If the recent reassessment of 155,000 homes countywide by San Joaquin County assessor Ken Blakemore’s office doesn’t convince them the party is over, nothing will. Countywide, property value dropped 10.7 percent or by some $6 billion. The drop in Manteca was 14.7 percent or $500 million.

This is a bad thing, right? Well, if you are the government counting on property tax dollars or someone who believes a house isn’t a home but an investment that should have pie-in-the-sky returns like Bernie Madoff’s investment schemes it is a bad thing. If you are someone who believes moderation works best and that it makes sense to have affordable shelter, it is a good thing.

The plunge in housing prices is actually the start of a long overdue market correction. The rest of that correction is hopefully a return to a long extended period of time where housing prices simply keep pace – or a little bit better – than inflation. Such an atmosphere encourages stable spending and stable investments. It flattens the cost of living somewhat and gives those struggling to get on board the American Dream a chance to do so. It is easier to scale Mt. Diablo than it is Mt. Everest when it comes to housing appreciation and trying to buy or rent something you can afford.

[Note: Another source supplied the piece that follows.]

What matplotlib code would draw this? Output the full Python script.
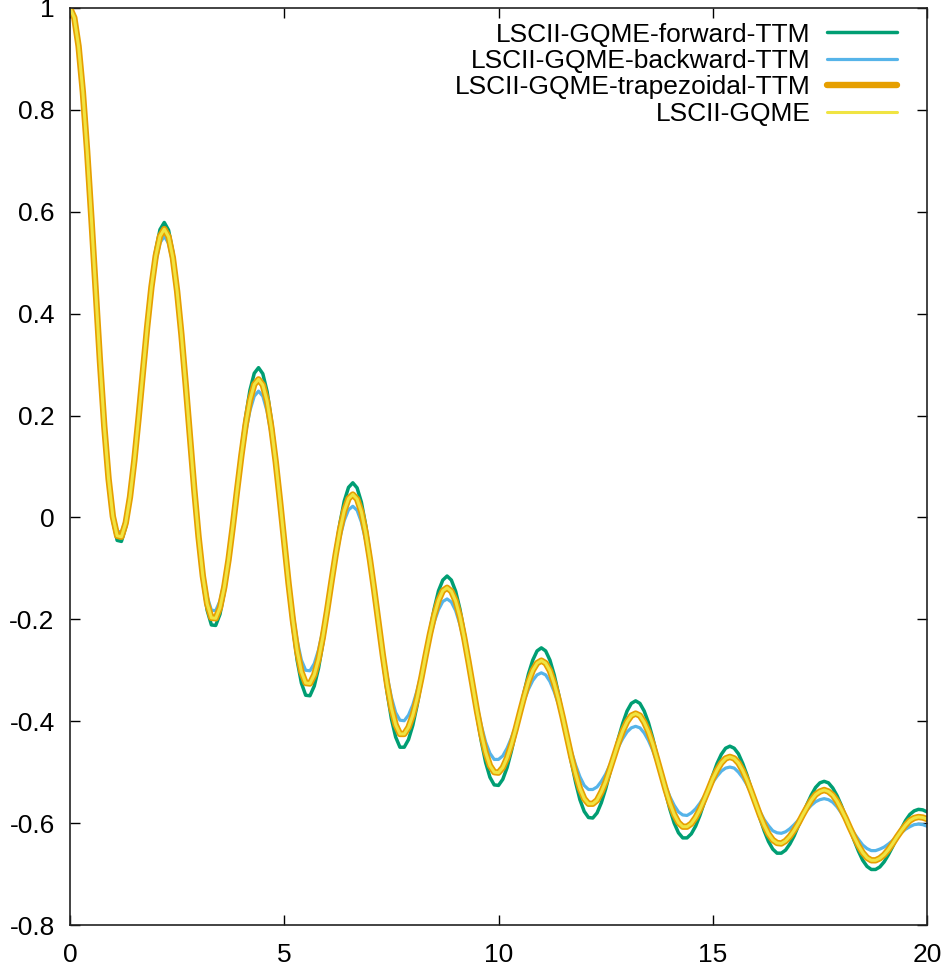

$87,900 drop in value in 9 months
I can make an even stronger case now that the reassessment has come through that I had no problem buying in the early part of the market’s decline.

The previous county assessment on the 980-square-foot, two bedrooms, one bathroom home I bought was $225,000. I paid $189,900 in March 2008 for the home in the Powers Tract neighborhood that is sandwiched between Manteca High and Spreckels Park.

The latest reassessment puts the market value at $102,000 as of Jan. 1, 2009 after just nine months after signing the mortgage.

And given the way prices have slipped since the start of the year, the odds are great I’ll be in line for another downward readjustment when the next assessment snapshot is taken on Jan 1, 2010. Based on escrow closings since January in my neighborhood where three bedrooms and two bathroom homes are selling for under $100,000, I could end up with another $20,000 plus drop in property value next year.

As an added note, I have no problem with neighbors who have paid off their homes after 30 years and whose tax bills are still considerably lower than mine. I hope to have the same protection under Proposition 13 when I’m in retirement and have a fixed income.

One may look at the figures and say that I paid too much or that I’m upside down and should walk away from it. Such sentiments are 100 percent wrong.

First, did I pay too much? I’m not going to say that I wouldn’t have been happier if I could have slashed close to $400 off my basic mortgage payment. I hear the horror stories, though, that are going around from people trying to buy a home in today’s market who are FHA buyers like I was.

I had the luxury 17 months ago of taking my time – although I made a quick decision once I stepped over the threshold and instantly knew it was right fit. I got the house I wanted. I got the neighborhood I wanted. I was able to get my loan approved in 48 hours. I got $5,000 kicked back for closing costs plus the bank upgraded the kitchen and bathroom. I was able to secure in advance a personal bank loan to replace the roof, put in a new fence, and make other cosmetic improvements. And I was able to do it knowing I could afford it as long as I practiced discipline and moderation. As an added plus, I got money back from the IRS for the first time in years instead of sending them and the state an extra $2,000 to $3,000 on April 15 although California did get $70 more from me in income taxes despite buying the house.

The reassessment means I will end up having $1,050 less a year in housing expenses as that is how far my property tax liability is dropping.

Seasoned real estate pros that have seen it all – Tom Wilson and Carol Bragan – have two points they like to tell their clients that are similar but somewhat different. The right time to buy a home, as Wilson will tell you, is when it is right for you and you can afford it. Bragan simply notes people who don’t look in the rear view mirror when they know they can manage OK with what they have never get into the “could’ve, should’ve game” that will drive you crazy.

I have no regrets and I am comfortable.

For those who advocate walking away from a house that is upside down, keep spreading that point of view and maybe you’ll wake up one day and find no one will lend the working class or the middle class money.

A house is a home first and foremost
The second you drive your car off the lot, you are upside down. Do you walk away from that loan? No. An obligation is an obligation. If everyone practiced a philosophy is was OK to renege on a debt even though you can handle it by making prudent choices with the rest of your spending, nobody would be lending you money for much of anything.

My insurance company has estimated the replacement cost of the house and the free-standing garage would be $187,000 at today’s construction prices. That should reinforce that the market is unrealistically undervalued. It means that prices will bounce back to real worth. Not tomorrow, not next year, but in the course of several years.

With a little luck they won’t overheat again. If this mess has taught is one thing it is moderation – in terms of how we live, how we spend and, yes, in what we expect on return for our money – should rule the day.

People who lived through the Great Depression never forgot the lessons they learned. While this isn’t anywhere near the suffering of that time period, it should hammer home a lesson for many of us for years to come.

The new reality is simple. A house is a home first and foremost whether you own or rent. To view it as anything else is ludicrous.